--- Supplied information ---

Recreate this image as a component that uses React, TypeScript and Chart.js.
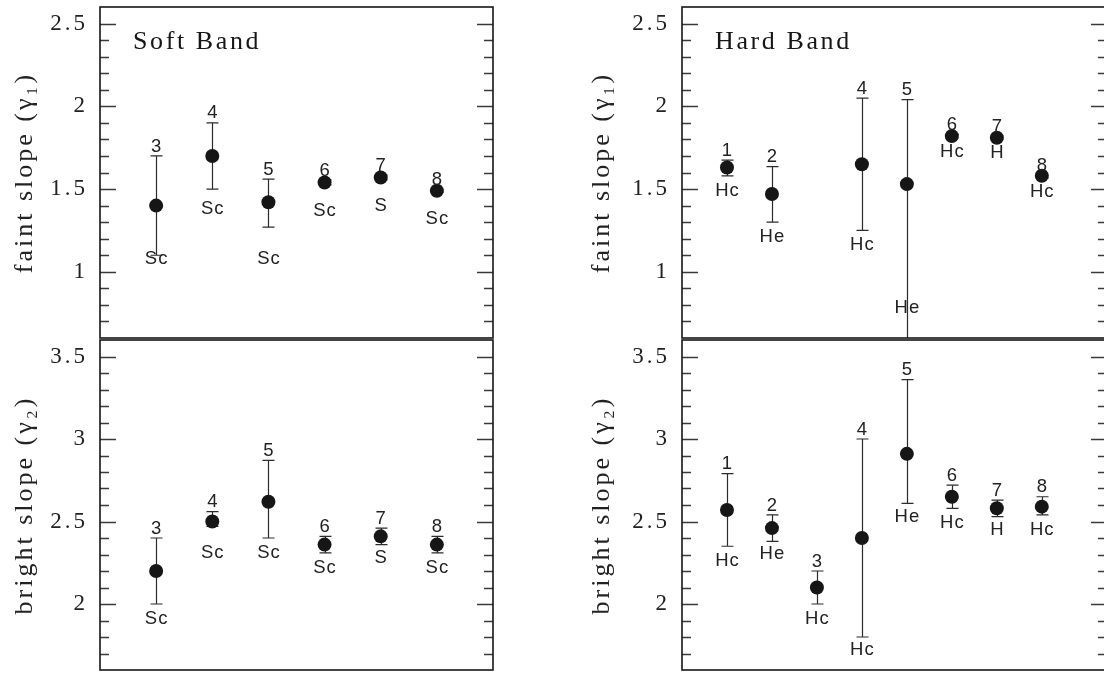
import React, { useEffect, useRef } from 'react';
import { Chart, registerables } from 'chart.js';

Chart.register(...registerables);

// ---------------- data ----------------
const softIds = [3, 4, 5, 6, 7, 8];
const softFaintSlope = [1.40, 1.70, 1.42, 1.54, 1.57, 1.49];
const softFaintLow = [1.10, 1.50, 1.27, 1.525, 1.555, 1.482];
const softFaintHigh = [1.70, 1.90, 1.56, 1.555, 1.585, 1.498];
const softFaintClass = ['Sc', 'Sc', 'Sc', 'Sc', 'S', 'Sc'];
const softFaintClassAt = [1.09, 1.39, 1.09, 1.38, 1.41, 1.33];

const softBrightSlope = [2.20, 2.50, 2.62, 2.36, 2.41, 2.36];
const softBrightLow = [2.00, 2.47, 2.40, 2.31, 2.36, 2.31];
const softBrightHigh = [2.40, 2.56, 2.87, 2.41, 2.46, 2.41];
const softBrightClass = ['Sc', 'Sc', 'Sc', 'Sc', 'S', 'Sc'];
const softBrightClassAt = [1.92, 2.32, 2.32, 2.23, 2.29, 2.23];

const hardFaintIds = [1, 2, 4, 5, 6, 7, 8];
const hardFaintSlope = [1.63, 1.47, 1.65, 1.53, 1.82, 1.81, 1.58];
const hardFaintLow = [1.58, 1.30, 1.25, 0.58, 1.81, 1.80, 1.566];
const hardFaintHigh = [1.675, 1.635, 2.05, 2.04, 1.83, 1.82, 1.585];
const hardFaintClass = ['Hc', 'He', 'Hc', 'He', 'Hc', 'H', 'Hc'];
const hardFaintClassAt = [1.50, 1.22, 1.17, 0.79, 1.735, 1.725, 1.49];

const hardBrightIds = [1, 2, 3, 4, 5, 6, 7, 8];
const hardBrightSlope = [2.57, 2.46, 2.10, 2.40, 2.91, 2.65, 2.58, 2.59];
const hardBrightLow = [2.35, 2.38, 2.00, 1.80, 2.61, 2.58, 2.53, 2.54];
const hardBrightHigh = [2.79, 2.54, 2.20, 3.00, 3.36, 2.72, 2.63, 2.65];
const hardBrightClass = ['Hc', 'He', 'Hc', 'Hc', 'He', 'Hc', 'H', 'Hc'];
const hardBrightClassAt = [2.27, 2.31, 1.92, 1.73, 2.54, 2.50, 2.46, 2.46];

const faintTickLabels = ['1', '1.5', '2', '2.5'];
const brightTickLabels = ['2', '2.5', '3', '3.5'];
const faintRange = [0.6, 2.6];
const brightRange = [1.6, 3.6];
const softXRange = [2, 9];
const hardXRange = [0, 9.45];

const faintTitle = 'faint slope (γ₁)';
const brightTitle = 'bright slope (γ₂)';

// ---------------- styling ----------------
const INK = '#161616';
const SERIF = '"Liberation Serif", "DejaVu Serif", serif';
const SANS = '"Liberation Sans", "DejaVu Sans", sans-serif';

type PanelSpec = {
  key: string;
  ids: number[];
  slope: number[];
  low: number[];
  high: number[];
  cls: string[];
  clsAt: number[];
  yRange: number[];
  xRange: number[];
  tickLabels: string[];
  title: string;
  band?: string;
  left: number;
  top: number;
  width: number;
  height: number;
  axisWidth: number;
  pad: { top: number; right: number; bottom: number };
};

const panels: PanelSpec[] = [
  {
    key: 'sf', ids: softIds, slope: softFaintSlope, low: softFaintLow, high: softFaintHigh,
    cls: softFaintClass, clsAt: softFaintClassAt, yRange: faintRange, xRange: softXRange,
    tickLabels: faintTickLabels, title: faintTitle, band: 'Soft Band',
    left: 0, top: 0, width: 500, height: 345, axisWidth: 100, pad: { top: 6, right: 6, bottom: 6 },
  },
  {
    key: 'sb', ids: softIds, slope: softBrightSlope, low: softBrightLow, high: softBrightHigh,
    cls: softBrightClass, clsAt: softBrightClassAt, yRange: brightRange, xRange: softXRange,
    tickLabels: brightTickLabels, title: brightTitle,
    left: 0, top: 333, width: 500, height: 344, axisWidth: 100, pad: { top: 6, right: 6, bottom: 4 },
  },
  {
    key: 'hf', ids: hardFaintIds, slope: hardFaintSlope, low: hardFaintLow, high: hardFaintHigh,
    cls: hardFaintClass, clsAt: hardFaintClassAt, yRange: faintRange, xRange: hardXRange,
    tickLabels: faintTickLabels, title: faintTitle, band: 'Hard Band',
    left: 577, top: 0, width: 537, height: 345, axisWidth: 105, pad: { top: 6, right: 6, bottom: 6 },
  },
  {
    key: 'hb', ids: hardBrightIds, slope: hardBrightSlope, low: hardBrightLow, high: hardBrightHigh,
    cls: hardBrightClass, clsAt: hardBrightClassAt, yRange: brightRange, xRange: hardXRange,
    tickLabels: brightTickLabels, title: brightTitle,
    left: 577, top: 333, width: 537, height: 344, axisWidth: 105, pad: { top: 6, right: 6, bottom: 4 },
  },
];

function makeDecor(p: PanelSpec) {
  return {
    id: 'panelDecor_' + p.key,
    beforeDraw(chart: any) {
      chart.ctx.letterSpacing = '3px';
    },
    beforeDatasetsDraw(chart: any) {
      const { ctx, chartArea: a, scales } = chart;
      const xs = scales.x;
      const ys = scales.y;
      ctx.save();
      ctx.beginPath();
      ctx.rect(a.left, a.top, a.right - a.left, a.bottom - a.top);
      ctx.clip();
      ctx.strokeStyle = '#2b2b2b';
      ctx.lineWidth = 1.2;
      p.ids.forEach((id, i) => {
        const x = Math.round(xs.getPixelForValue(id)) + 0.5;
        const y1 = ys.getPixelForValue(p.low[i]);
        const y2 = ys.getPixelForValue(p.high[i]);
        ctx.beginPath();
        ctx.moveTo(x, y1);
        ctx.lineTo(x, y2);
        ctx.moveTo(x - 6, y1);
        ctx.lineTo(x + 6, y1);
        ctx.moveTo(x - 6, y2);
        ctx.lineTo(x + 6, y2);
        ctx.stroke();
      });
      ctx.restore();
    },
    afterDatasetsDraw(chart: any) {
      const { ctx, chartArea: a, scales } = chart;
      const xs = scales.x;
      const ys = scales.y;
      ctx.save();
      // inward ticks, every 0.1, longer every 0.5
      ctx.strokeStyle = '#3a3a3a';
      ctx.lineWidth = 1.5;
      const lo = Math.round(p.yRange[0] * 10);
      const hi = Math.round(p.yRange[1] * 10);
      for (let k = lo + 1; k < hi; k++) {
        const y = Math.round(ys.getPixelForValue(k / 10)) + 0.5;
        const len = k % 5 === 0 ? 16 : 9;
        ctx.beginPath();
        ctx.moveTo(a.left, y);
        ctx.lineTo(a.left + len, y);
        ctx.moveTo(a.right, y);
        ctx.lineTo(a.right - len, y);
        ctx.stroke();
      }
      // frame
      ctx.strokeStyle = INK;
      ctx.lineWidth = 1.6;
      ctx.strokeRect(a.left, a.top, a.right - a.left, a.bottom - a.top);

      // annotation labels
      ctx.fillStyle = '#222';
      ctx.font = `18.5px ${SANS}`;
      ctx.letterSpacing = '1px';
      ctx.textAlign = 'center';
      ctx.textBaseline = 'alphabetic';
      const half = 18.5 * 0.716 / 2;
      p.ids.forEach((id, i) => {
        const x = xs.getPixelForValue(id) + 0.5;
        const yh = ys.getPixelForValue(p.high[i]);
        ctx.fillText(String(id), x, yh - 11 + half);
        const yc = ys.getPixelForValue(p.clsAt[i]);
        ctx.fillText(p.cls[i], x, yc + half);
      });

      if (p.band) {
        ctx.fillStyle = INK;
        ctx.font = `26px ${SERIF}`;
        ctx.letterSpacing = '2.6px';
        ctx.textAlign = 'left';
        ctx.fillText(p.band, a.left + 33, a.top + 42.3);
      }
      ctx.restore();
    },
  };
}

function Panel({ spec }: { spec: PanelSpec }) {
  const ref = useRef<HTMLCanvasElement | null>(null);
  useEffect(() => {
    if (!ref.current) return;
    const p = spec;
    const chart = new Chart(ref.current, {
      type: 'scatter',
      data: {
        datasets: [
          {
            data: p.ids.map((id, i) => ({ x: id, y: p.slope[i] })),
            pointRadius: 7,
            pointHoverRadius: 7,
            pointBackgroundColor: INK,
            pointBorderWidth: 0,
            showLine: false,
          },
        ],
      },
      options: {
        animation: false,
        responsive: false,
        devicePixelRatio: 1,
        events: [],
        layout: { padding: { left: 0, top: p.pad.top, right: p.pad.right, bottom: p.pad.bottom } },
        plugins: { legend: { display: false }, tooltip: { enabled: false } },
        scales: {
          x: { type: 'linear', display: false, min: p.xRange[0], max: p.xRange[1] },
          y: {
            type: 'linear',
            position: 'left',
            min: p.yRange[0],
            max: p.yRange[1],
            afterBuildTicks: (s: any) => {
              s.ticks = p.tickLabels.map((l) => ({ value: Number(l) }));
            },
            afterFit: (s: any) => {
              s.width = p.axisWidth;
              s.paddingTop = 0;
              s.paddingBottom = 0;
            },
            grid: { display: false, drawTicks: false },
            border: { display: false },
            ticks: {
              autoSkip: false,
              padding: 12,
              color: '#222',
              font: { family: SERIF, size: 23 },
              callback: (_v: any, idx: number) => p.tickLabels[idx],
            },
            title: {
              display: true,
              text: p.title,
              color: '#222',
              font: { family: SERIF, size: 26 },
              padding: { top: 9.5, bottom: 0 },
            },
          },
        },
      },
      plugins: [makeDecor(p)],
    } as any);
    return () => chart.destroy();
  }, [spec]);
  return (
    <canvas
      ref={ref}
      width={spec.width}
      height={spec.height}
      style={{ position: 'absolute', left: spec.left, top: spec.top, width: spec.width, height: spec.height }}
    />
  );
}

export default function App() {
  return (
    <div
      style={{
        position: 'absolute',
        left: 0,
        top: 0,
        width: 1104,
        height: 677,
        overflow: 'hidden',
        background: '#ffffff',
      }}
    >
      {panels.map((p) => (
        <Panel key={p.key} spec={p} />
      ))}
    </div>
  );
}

---

**What the exercise asks**
Which lines include the word "React"? List them all.

**Response below**
Recreate this image as a component that uses React, TypeScript and Chart.js.
import React, { useEffect, useRef } from 'react';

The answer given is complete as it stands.